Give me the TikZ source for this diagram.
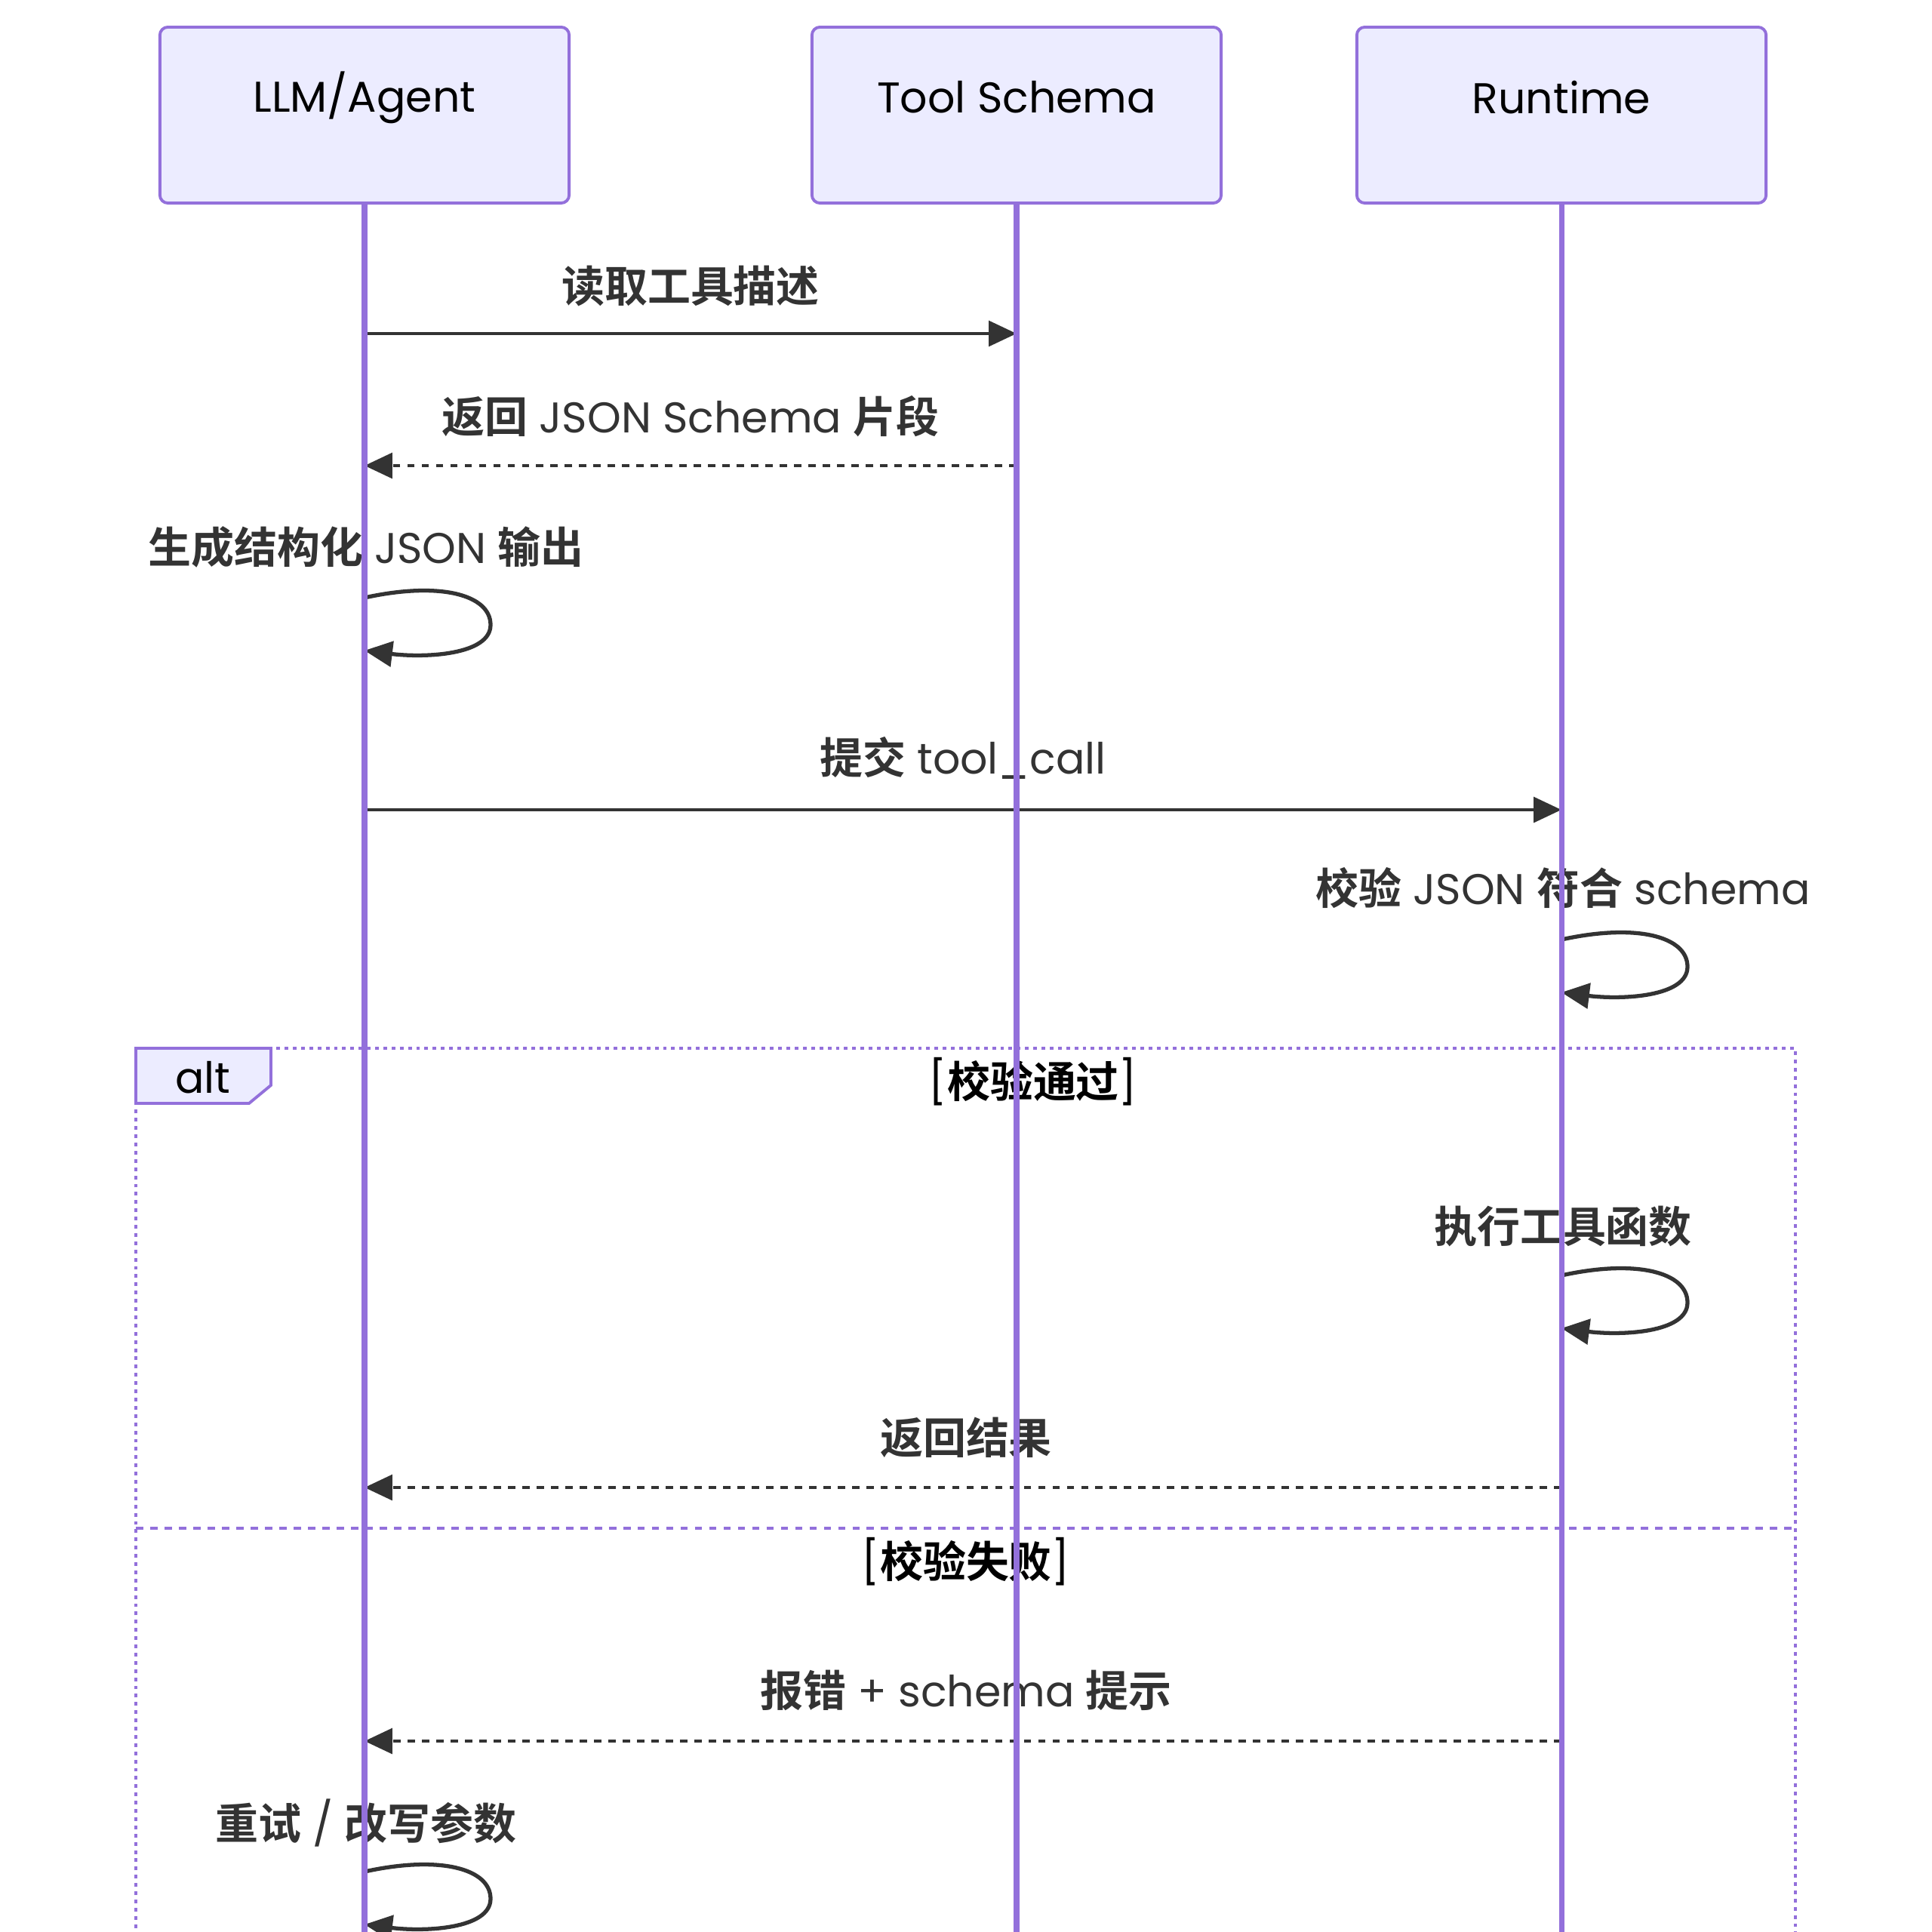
\documentclass[tikz,border=0pt]{standalone}
\usepackage{fontspec}
\setmainfont{Poppins}
\newfontfamily\cjk{Noto Sans CJK SC}[BoldFont={Noto Sans CJK SC Bold}]
\newcommand\zh[1]{{\cjk\bfseries #1}}
\usetikzlibrary{arrows.meta, positioning}

\definecolor{lifecol}{HTML}{9370DB}
\definecolor{actorfill}{HTML}{ECECFF}
\definecolor{inkcol}{HTML}{333333}

\begin{document}
\begin{tikzpicture}[x=0.01cm, y=-0.01cm, >={Triangle[length=10.5pt, width=9.5pt]},
  every node/.style={font=\fontsize{16.2}{20}\selectfont, text=inkcol},
  actor/.style={draw=lifecol, fill=actorfill, line width=1.1pt, rounded corners=3pt, minimum width=5.42cm, minimum height=2.33cm},
  actorlabel/.style={text=black},
  msg/.style={->, draw=inkcol, line width=1.4pt},
  reply/.style={msg, dash pattern=on 2.8pt off 2.6pt},
  selfloop/.style={->, draw=inkcol, line width=1.5pt},
  life/.style={draw=lifecol, line width=2pt},
  frame/.style={draw=lifecol, line width=1.4pt, dash pattern=on 1.4pt off 1.7pt}]
  \useasboundingbox (0,0) rectangle (2560,2560);

  % participants
  \node[actor] (llm) at (483,152.5) {};
  \node[actor] (schema) at (1347,152.5) {};
  \node[actor] (runtime) at (2069,152.5) {};
  \node[actorlabel] (llmtxt) at (483,129) {LLM/Agent};
  \node[actorlabel] (schematxt) at (1347,129) {Tool Schema};
  \node[actorlabel] (runtimetxt) at (2069,129) {Runtime};
  \coordinate (bottom) at (0,2560);

  % alt frame
  \draw[frame] (180,2620) -- (180,1389) -- (2379,1389) -- (2379,2620);
  \draw[frame, dash pattern=on 2.8pt off 2.6pt] (180,2025) -- (2379,2025);
  \draw[draw=lifecol, fill=actorfill, line width=1.1pt] (180,1389) -- (359,1389) -- (359,1438) -- (330,1462) -- (180,1462) -- cycle;
  \node[text=black] (alttxt) at (269,1428) {alt};
  \node[text=black] (okguard) at (1369,1433) {[\zh{校验通过}]};
  \node[text=black] (failguard) at (1280,2069) {[\zh{校验失败}]};

  % message end points
  \coordinate (m1a) at (483,442);  \coordinate (m1b) at (1347,442);
  \coordinate (m2a) at (1347,617); \coordinate (m2b) at (483,617);
  \coordinate (m3a) at (483,1073); \coordinate (m3b) at (2069,1073);
  \coordinate (m4a) at (2069,1971); \coordinate (m4b) at (483,1971);
  \coordinate (m5a) at (2069,2307); \coordinate (m5b) at (483,2307);

  \node (m1txt) at (915,379) {\zh{读取工具描述}};
  \draw[msg] (m1a) -- (m1b);
  \node (m2txt) at (915,552) {\zh{返回} JSON Schema \zh{片段}};
  \draw[reply] (m2a) -- (m2b);

  \node (s1txt) at (485,725) {\zh{生成结构化} JSON \zh{输出}};
  \coordinate (s1a) at (483,792); \coordinate (s1b) at (483,862);
  \draw[selfloop] (s1a) .. controls +(100,-22) and +(0,-40) .. ++(167,36) .. controls +(0,40) and +(80,10) .. (s1b);

  \node (m3txt) at (1276,1004) {\zh{提交} tool\_call};
  \draw[msg] (m3a) -- (m3b);

  \node (s2txt) at (2071,1177) {\zh{校验} JSON \zh{符合} schema};
  \coordinate (s2a) at (2069,1245); \coordinate (s2b) at (2069,1315);
  \draw[selfloop] (s2a) .. controls +(100,-22) and +(0,-40) .. ++(167,36) .. controls +(0,40) and +(80,10) .. (s2b);

  \node (s3txt) at (2071,1625) {\zh{执行工具函数}};
  \coordinate (s3a) at (2069,1690); \coordinate (s3b) at (2069,1760);
  \draw[selfloop] (s3a) .. controls +(100,-22) and +(0,-40) .. ++(167,36) .. controls +(0,40) and +(80,10) .. (s3b);

  \node (m4txt) at (1280,1905) {\zh{返回结果}};
  \draw[reply] (m4a) -- (m4b);
  \node (m5txt) at (1280,2240) {\zh{报错} + schema \zh{提示}};
  \draw[reply] (m5a) -- (m5b);

  \node (s4txt) at (485,2415) {\zh{重试} / \zh{改写参数}};
  \coordinate (s4a) at (483,2480); \coordinate (s4b) at (483,2550);
  \draw[selfloop] (s4a) .. controls +(100,-22) and +(0,-40) .. ++(167,36) .. controls +(0,40) and +(80,10) .. (s4b);

  % lifelines
  \foreach \p in {llm, schema, runtime}
    \draw[life] (\p.south) -- (\p.south |- bottom);
\end{tikzpicture}
\end{document}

┄┄┄┄┄┄

**What the task asks**
Reproduce every line precisely as given, omitting all pictures.

**Full output**
Give me the TikZ source for this diagram.
\documentclass[tikz,border=0pt]{standalone}
\usepackage{fontspec}
\setmainfont{Poppins}
\newfontfamily\cjk{Noto Sans CJK SC}[BoldFont={Noto Sans CJK SC Bold}]
\newcommand\zh[1]{{\cjk\bfseries #1}}
\usetikzlibrary{arrows.meta, positioning}

\definecolor{lifecol}{HTML}{9370DB}
\definecolor{actorfill}{HTML}{ECECFF}
\definecolor{inkcol}{HTML}{333333}

\begin{document}
\begin{tikzpicture}[x=0.01cm, y=-0.01cm, >={Triangle[length=10.5pt, width=9.5pt]},
  every node/.style={font=\fontsize{16.2}{20}\selectfont, text=inkcol},
  actor/.style={draw=lifecol, fill=actorfill, line width=1.1pt, rounded corners=3pt, minimum width=5.42cm, minimum height=2.33cm},
  actorlabel/.style={text=black},
  msg/.style={->, draw=inkcol, line width=1.4pt},
  reply/.style={msg, dash pattern=on 2.8pt off 2.6pt},
  selfloop/.style={->, draw=inkcol, line width=1.5pt},
  life/.style={draw=lifecol, line width=2pt},
  frame/.style={draw=lifecol, line width=1.4pt, dash pattern=on 1.4pt off 1.7pt}]
  \useasboundingbox (0,0) rectangle (2560,2560);

  % participants
  \node[actor] (llm) at (483,152.5) {};
  \node[actor] (schema) at (1347,152.5) {};
  \node[actor] (runtime) at (2069,152.5) {};
  \node[actorlabel] (llmtxt) at (483,129) {LLM/Agent};
  \node[actorlabel] (schematxt) at (1347,129) {Tool Schema};
  \node[actorlabel] (runtimetxt) at (2069,129) {Runtime};
  \coordinate (bottom) at (0,2560);

  % alt frame
  \draw[frame] (180,2620) -- (180,1389) -- (2379,1389) -- (2379,2620);
  \draw[frame, dash pattern=on 2.8pt off 2.6pt] (180,2025) -- (2379,2025);
  \draw[draw=lifecol, fill=actorfill, line width=1.1pt] (180,1389) -- (359,1389) -- (359,1438) -- (330,1462) -- (180,1462) -- cycle;
  \node[text=black] (alttxt) at (269,1428) {alt};
  \node[text=black] (okguard) at (1369,1433) {[\zh{校验通过}]};
  \node[text=black] (failguard) at (1280,2069) {[\zh{校验失败}]};

  % message end points
  \coordinate (m1a) at (483,442);  \coordinate (m1b) at (1347,442);
  \coordinate (m2a) at (1347,617); \coordinate (m2b) at (483,617);
  \coordinate (m3a) at (483,1073); \coordinate (m3b) at (2069,1073);
  \coordinate (m4a) at (2069,1971); \coordinate (m4b) at (483,1971);
  \coordinate (m5a) at (2069,2307); \coordinate (m5b) at (483,2307);

  \node (m1txt) at (915,379) {\zh{读取工具描述}};
  \draw[msg] (m1a) -- (m1b);
  \node (m2txt) at (915,552) {\zh{返回} JSON Schema \zh{片段}};
  \draw[reply] (m2a) -- (m2b);

  \node (s1txt) at (485,725) {\zh{生成结构化} JSON \zh{输出}};
  \coordinate (s1a) at (483,792); \coordinate (s1b) at (483,862);
  \draw[selfloop] (s1a) .. controls +(100,-22) and +(0,-40) .. ++(167,36) .. controls +(0,40) and +(80,10) .. (s1b);

  \node (m3txt) at (1276,1004) {\zh{提交} tool\_call};
  \draw[msg] (m3a) -- (m3b);

  \node (s2txt) at (2071,1177) {\zh{校验} JSON \zh{符合} schema};
  \coordinate (s2a) at (2069,1245); \coordinate (s2b) at (2069,1315);
  \draw[selfloop] (s2a) .. controls +(100,-22) and +(0,-40) .. ++(167,36) .. controls +(0,40) and +(80,10) .. (s2b);

  \node (s3txt) at (2071,1625) {\zh{执行工具函数}};
  \coordinate (s3a) at (2069,1690); \coordinate (s3b) at (2069,1760);
  \draw[selfloop] (s3a) .. controls +(100,-22) and +(0,-40) .. ++(167,36) .. controls +(0,40) and +(80,10) .. (s3b);

  \node (m4txt) at (1280,1905) {\zh{返回结果}};
  \draw[reply] (m4a) -- (m4b);
  \node (m5txt) at (1280,2240) {\zh{报错} + schema \zh{提示}};
  \draw[reply] (m5a) -- (m5b);

  \node (s4txt) at (485,2415) {\zh{重试} / \zh{改写参数}};
  \coordinate (s4a) at (483,2480); \coordinate (s4b) at (483,2550);
  \draw[selfloop] (s4a) .. controls +(100,-22) and +(0,-40) .. ++(167,36) .. controls +(0,40) and +(80,10) .. (s4b);

  % lifelines
  \foreach \p in {llm, schema, runtime}
    \draw[life] (\p.south) -- (\p.south |- bottom);
\end{tikzpicture}
\end{document}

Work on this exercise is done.